Rape? Of course not -- we don't punish children for the sins of the father. Ever. Execute the rapist, save the innocent child.
Life of the mother? Read this slowly and carefully: there has never been, and there never will be a case where saving the mother's life requires the intentional killing of an innocent child in the womb. Now, there are extraordinarily sad and rare cases where carrying the child to term could be potentially life threatening. And in those tragic circumstances, a moral society will allow the removal of the child when it is absolutely necessary to save the woman's life... and then use all our technology and effort to save the life of the child as well. You never intentionally kill the baby. And why?
Because if that being in the womb is human, any justification offered for when or why it is acceptable to kill the child is ethically and constitutionally a case for legalizing murder.
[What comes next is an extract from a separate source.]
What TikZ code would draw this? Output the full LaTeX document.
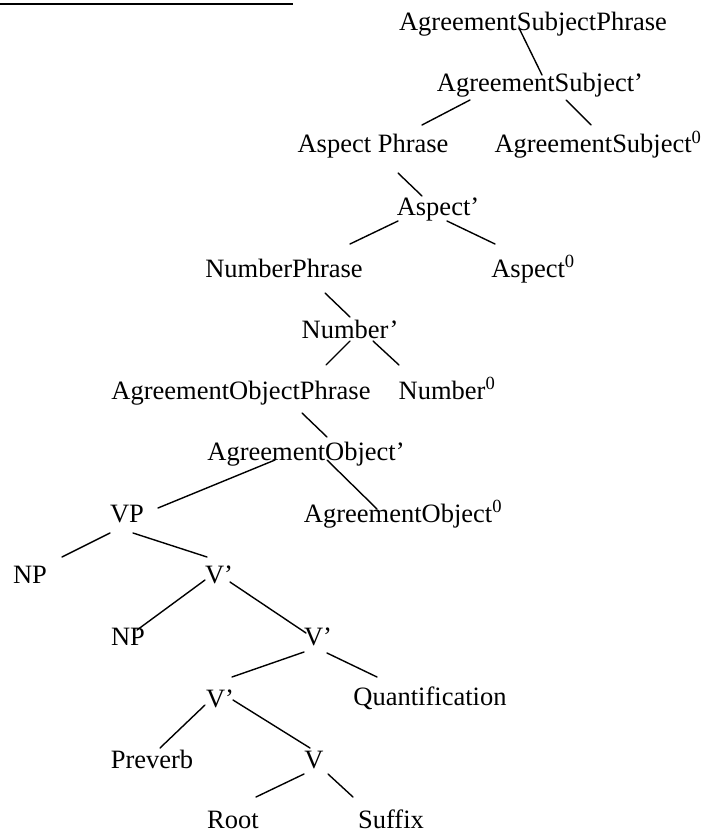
\documentclass[tikz,border=0pt]{standalone}
\usepackage{fontspec}
\setmainfont{Liberation Serif}
\begin{document}
\begin{tikzpicture}[x=1pt,y=-1pt,
  lbl/.style={anchor=base,inner sep=0pt,font=\fontsize{26.5}{30}\selectfont},
  edge/.style={line width=1.4pt,line cap=round}]
\useasboundingbox (0,0) rectangle (704,837);
\coordinate (ulA) at (0,4);
\coordinate (ulB) at (293,4);
\draw[line width=1.4pt] (ulA) -- (ulB);
\node[lbl] (asp) at (533,31) {AgreementSubjectPhrase};
\node[lbl] (asb) at (540,92) {AgreementSubject’};
\node[lbl] (aph) at (373,153) {Aspect Phrase};
\node[lbl] (as0) at (598,153) {AgreementSubject\textsuperscript{0}};
\node[lbl] (apr) at (438,215) {Aspect’};
\node[lbl] (nph) at (284,277) {NumberPhrase};
\node[lbl] (a0) at (533,277) {Aspect\textsuperscript{0}};
\node[lbl] (nbr) at (350,338) {Number’};
\node[lbl] (aop) at (241,399) {AgreementObjectPhrase};
\node[lbl] (n0) at (447,399) {Number\textsuperscript{0}};
\node[lbl] (aob) at (306,460) {AgreementObject’};
\node[lbl] (vp) at (127,522) {VP};
\node[lbl] (ao0) at (403,522) {AgreementObject\textsuperscript{0}};
\node[lbl] (np1) at (30,583) {NP};
\node[lbl] (v1) at (219,583) {V’};
\node[lbl] (np2) at (128,645) {NP};
\node[lbl] (v2) at (318,645) {V’};
\node[lbl] (v3) at (220,707) {V’};
\node[lbl] (qu) at (430,705) {Quantification};
\node[lbl] (pre) at (152,768) {Preverb};
\node[lbl] (vv) at (314,768) {V};
\node[lbl] (root) at (233,828) {Root};
\node[lbl] (suf) at (391,828) {Suffix};
\draw[edge] ([shift={(-14,-3)}]asp.base) -- ([shift={(2,-17)}]asb.base);
\draw[edge] ([shift={(-70,8)}]asb.base) -- ([shift={(49,-28)}]aph.base);
\draw[edge] ([shift={(26,8)}]asb.base) -- ([shift={(-7,-28)}]as0.base);
\draw[edge] ([shift={(25,20)}]aph.base) -- ([shift={(-16,-19)}]apr.base);
\draw[edge] ([shift={(-40,6)}]apr.base) -- ([shift={(66,-33)}]nph.base);
\draw[edge] ([shift={(9,6)}]apr.base) -- ([shift={(-38,-33)}]a0.base);
\draw[edge] ([shift={(41,16)}]nph.base) -- ([shift={(0,-21)}]nbr.base);
\draw[edge] ([shift={(0,3)}]nbr.base) -- ([shift={(85,-34)}]aop.base);
\draw[edge] ([shift={(23,3)}]nbr.base) -- ([shift={(-48,-34)}]n0.base);
\draw[edge] ([shift={(61,14)}]aop.base) -- ([shift={(21,-23)}]aob.base);
\draw[edge] ([shift={(-31,0)}]aob.base) -- ([shift={(31,-14)}]vp.base);
\draw[edge] ([shift={(21,0)}]aob.base) -- ([shift={(-26,-13)}]ao0.base);
\draw[edge] ([shift={(-17,11)}]vp.base) -- ([shift={(32,-26)}]np1.base);
\draw[edge] ([shift={(6,11)}]vp.base) -- ([shift={(-12,-26)}]v1.base);
\draw[edge] ([shift={(-14,-3)}]v1.base) -- ([shift={(9,-15)}]np2.base);
\draw[edge] ([shift={(11,-1)}]v1.base) -- ([shift={(-12,-12)}]v2.base);
\draw[edge] ([shift={(-14,7)}]v2.base) -- ([shift={(12,-30)}]v3.base);
\draw[edge] ([shift={(9,8)}]v2.base) -- ([shift={(-53,-28)}]qu.base);
\draw[edge] ([shift={(-15,-2)}]v3.base) -- ([shift={(8,-20)}]pre.base);
\draw[edge] ([shift={(13,-7)}]v3.base) -- ([shift={(-4,-20)}]vv.base);
\draw[edge] ([shift={(-10,6)}]vv.base) -- ([shift={(23,-31)}]root.base);
\draw[edge] ([shift={(14,6)}]vv.base) -- ([shift={(-38,-31)}]suf.base);
\end{tikzpicture}
\end{document}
That is what the author of Roe, Supreme Court justice Harry Blackmun, understood when he wrote in the January 22, 1973 case, that if it were known the child in the womb is a human person, the case for abortion rights, "of course collapses." Yet that simple moral truth seems lost on today's abortion movement. In her pro-death screed, Mary Williams actually wrote these words:
"Here's the complicated reality in which we live: All life is not equal... And I would put the life of a mother over the life of a fetus every single time -- even if I still need to acknowledge my conviction that the fetus is indeed a life. A life worth sacrificing."
First, let's again note the intellectual dishonesty in her statement. Williams and her pro-abortion ilk are not putting "the life of a mother over the life of a fetus." They are putting the convenience and expediency of the mother over the life of a fetus. But beyond that, let's acknowledge Williams' surrender on the truth of what we've all known for a long time and only the most cowardly among us pretend that they don't know (see Barack Obama's infamous remark that, "Answering that question with any specificity is above my pay grade"): The word fetus, just like the words adolescent and toddler, doesn't refer to a nonhuman. It refers to a human at a particular stage of development.
And what liberals who advocate for the right to choose an abortion are saying is precisely what Williams admitted: they believe that some human beings -- particularly the less developed, the less wanted, the less convenient -- can be murdered at the whim of other human beings. Those innocent lives are "worth sacrificing." It's an honest confession, but equally horrifying, particularly because we've heard such suggestions before in human history, from the mouths of slave owners to the lips of Adolf Hitler himself.
So then, the lines are finally drawn clearly. On one side the belief that all human life is precious because of what it is -- an innocent being made in the image of God -- and therefore worthy of legal protection regardless of the circumstance. On the other side the belief that the value of human life is determined on a sliding scale of ability and convenience to others. I choose the former. Ms. Williams chooses the latter. The fate of our civilization is determined by which you choose.